4. Omelette with mushrooms or spinach.
5. Egg on toast.
Kefir drinks available in supermarkets can help you to have a healthier level of good gut bacteria which helps to support mental well being.
1. Turkey and lettuce sandwiches.
2. Cucumber. celery and carrot sticks with humous.
3. Salad and brown rice pots with tuna or salmon.
4. Oatcakes with cashew butter or another nut butter.
5. Homemade vegetable soup.
6. Scrambled egg on wholemeal toast.
Sauerkraut is a fermented food which you can add to your salads, put on your avocado on toast or add to which ever meals you choose can helps to boost your good gut bacteria levels. You can find recipes online or buy it in the supermarket.
Easy salad dressing:
4 tbsp extra virgin olive oil
¼ garlic clove crushed
2 tbsp lemon juice
Stir ingredients together in a small bowl and drizzle over salad.
1. Salmon with Mediterranean vegetables and new potatoes.
2. Turkey mince Spaghetti Bolognaise.
3. Chilli and brown rice.
4. Brown rice pasta with tomato sauce and green salad.
5. Homemade Turkey burgers, salad and sweet potato wedges.
6. Roast dinner
7. Jacket Potato/sweet potato with left over chilli, tuna or humous etc….
Easy tomato pasta sauce:
1 medium onion diced
2 cloves of garlic
2 celery sticks sliced
2 carrots diced
2 tins of chopped tomato
1 tbsp mixed herbs
250g mushrooms sliced
Salt and Pepper to taste
Fry onions and garlic until soften, add the remaining ingredients, simmer for 30 mins.
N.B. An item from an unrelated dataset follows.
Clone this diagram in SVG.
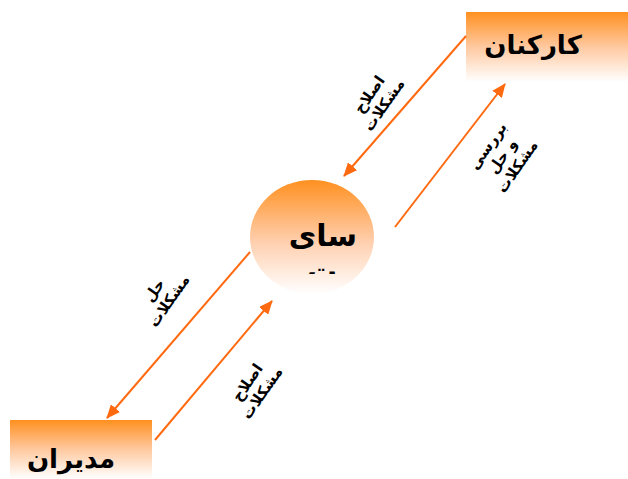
<svg xmlns="http://www.w3.org/2000/svg" width="628" height="479" viewBox="0 0 628 479">
<style>
.lbl{font-family:"DejaVu Sans",sans-serif;font-weight:bold;fill:#000}
.box{font-size:26px}
.sm{font-size:15px}
.ln{stroke:#FF6A10;stroke-width:2;fill:none}
</style>
<defs>
<linearGradient id="g" x1="0" y1="0" x2="0" y2="1">
<stop offset="0" stop-color="#FF9020"/>
<stop offset="0.5" stop-color="#FFC9A0"/>
<stop offset="1" stop-color="#FFFFFF"/>
</linearGradient>
<linearGradient id="ge" x1="0" y1="0" x2="0" y2="1">
<stop offset="0" stop-color="#FF9020"/>
<stop offset="0.55" stop-color="#FFD0B0"/>
<stop offset="1" stop-color="#FFFFFF"/>
</linearGradient>
<marker id="ah" markerWidth="14" markerHeight="12" refX="13" refY="6" orient="auto" markerUnits="userSpaceOnUse">
<path d="M0,0 L14,6 L0,12 Z" fill="#FF6A10"/>
</marker>
<clipPath id="ec"><rect x="240" y="170" width="140" height="104"/></clipPath>
</defs>
<rect width="628" height="479" fill="#fff"/>
<g id="karkonan">
<rect x="466" y="12" width="162" height="70" fill="url(#g)"/>
<text class="lbl box" x="533" y="54" text-anchor="middle">کارکنان</text>
</g>
<g id="modiran">
<rect x="10" y="420" width="142" height="59" fill="url(#g)"/>
<text class="lbl box" x="71" y="468" text-anchor="middle">مدیران</text>
</g>
<g id="system">
<ellipse cx="312" cy="237" rx="62" ry="57" fill="url(#ge)"/>
<text class="lbl" style="font-size:30px" x="323" y="246" text-anchor="middle">سای</text>
<g clip-path="url(#ec)"><text class="lbl" style="font-size:30px" x="322" y="281" text-anchor="middle">ت</text></g>
</g>
<g id="connectors">
<line class="ln" x1="466" y1="36" x2="344" y2="176" marker-end="url(#ah)"/>
<line class="ln" x1="395" y1="227" x2="505" y2="84" marker-end="url(#ah)"/>
<line class="ln" x1="250" y1="252" x2="107" y2="418" marker-end="url(#ah)"/>
<line class="ln" x1="155" y1="440" x2="272" y2="301" marker-end="url(#ah)"/>
</g>
<g id="labels">
<text class="lbl sm" transform="translate(380,102) rotate(-55)" text-anchor="middle"><tspan x="0" y="-8">اصلاح</tspan><tspan x="0" y="10">مشکلات</tspan></text>
<text class="lbl sm" transform="translate(505,158) rotate(-55)" text-anchor="middle"><tspan x="0" y="-16">بررسی</tspan><tspan x="0" y="2">و حل</tspan><tspan x="0" y="20">مشکلات</tspan></text>
<text class="lbl sm" transform="translate(165,298) rotate(-55)" text-anchor="middle"><tspan x="0" y="-8">حل</tspan><tspan x="0" y="10">مشکلات</tspan></text>
<text class="lbl sm" transform="translate(258,390) rotate(-55)" text-anchor="middle"><tspan x="0" y="-8">اصلاح</tspan><tspan x="0" y="10">مشکلات</tspan></text>
</g>
</svg>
Serve with Brown Rice, brown rice pasta or wholemeal pasta.
To turn it into a bolognaise add the sauce to pack of fried turkey and to create a chilli then add kidney beans and a teaspoon of chilli powder. For a vegetarian version just add more vegetables such as courgettes and some lentils to create a bolognaise and then add kidney beans and chilli powder to make a nice chilli.
What else can I do to help myself?
There are also other steps you can take to help manage your stress levels. Some simple things you can do are:
1. Go for a walk, the bilateral movement of your arms and legs can help you to process emotions and feel better.
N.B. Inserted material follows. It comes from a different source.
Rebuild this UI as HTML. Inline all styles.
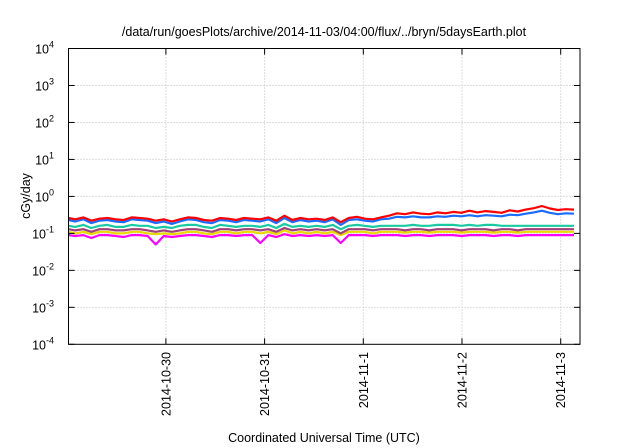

2. The following technique has a similar effect to walking. Sit down, place your hands on your thighs, then alternating from one hand to the other gently tap your thighs as if your hands are walking on the spot on your thighs. Doing this for 5 minutes morning and evening or whenever you feel the need to can be beneficial.
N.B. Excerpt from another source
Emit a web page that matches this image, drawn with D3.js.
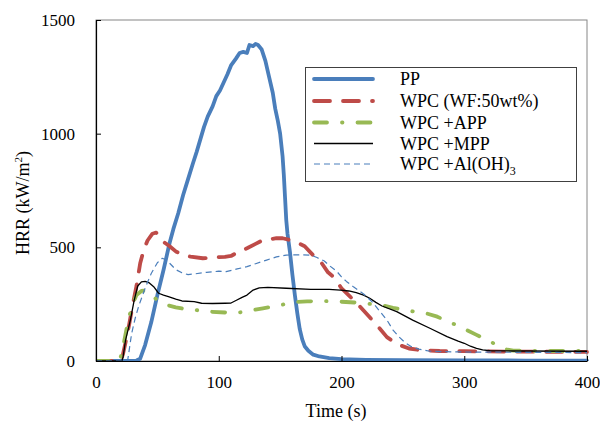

3. Do any exercise you enjoy.
4. Write a journal or a diary of how you feel to off load the pressure.
5. Sit in the quiet, focus on feeling your feet on the floor, your bottom on the chair then notice five things you can see, hear and touch. Then anything you can smell. If ever you feel out of your depth this is a great exercise to practice anywhere even if it’s busy to help ground yourself and bring your mind back to the present moment.
6. If you are someone who struggles to sleep lie in bed, close your eyes and focus on your breath. Don’t change it, just watch it. Then as you breathe in follow the air as it enters your nose and goes down to your lungs, then follow it as it flows back out through your mouth. Now on the in breath start counting, one the inhale then two on the exhale and so on right up to ten. Once you get to ten begin back again at one. If you lose count just start again. If your mind wonders off which “everyone’s” does just gently bring it back to following your breath.
7. Talk with friends or family or just go out for a coffee to break the revision cycle.
“Good Luck to everyone sitting their exams. Remember that you can only do your best and by putting your health at the top of your priority list you will perform much better”.
You may have noticed that there are not really many dairy products included and minimal gluten, the reason is that they can affect some people’s mental well being. It is up to you to decide if these foods affect your mental well-being as some people who suffer from ADHD, depression and anxiety find they do. If you do choose to reduce your dairy intake make sure that you make your calcium levels from other sources such as almonds, leafy green vegetables, kale, spinach, watercress, tofu and fortified soy and milks.
If you make changes to your diet and begin to feel unwell seek medical advice.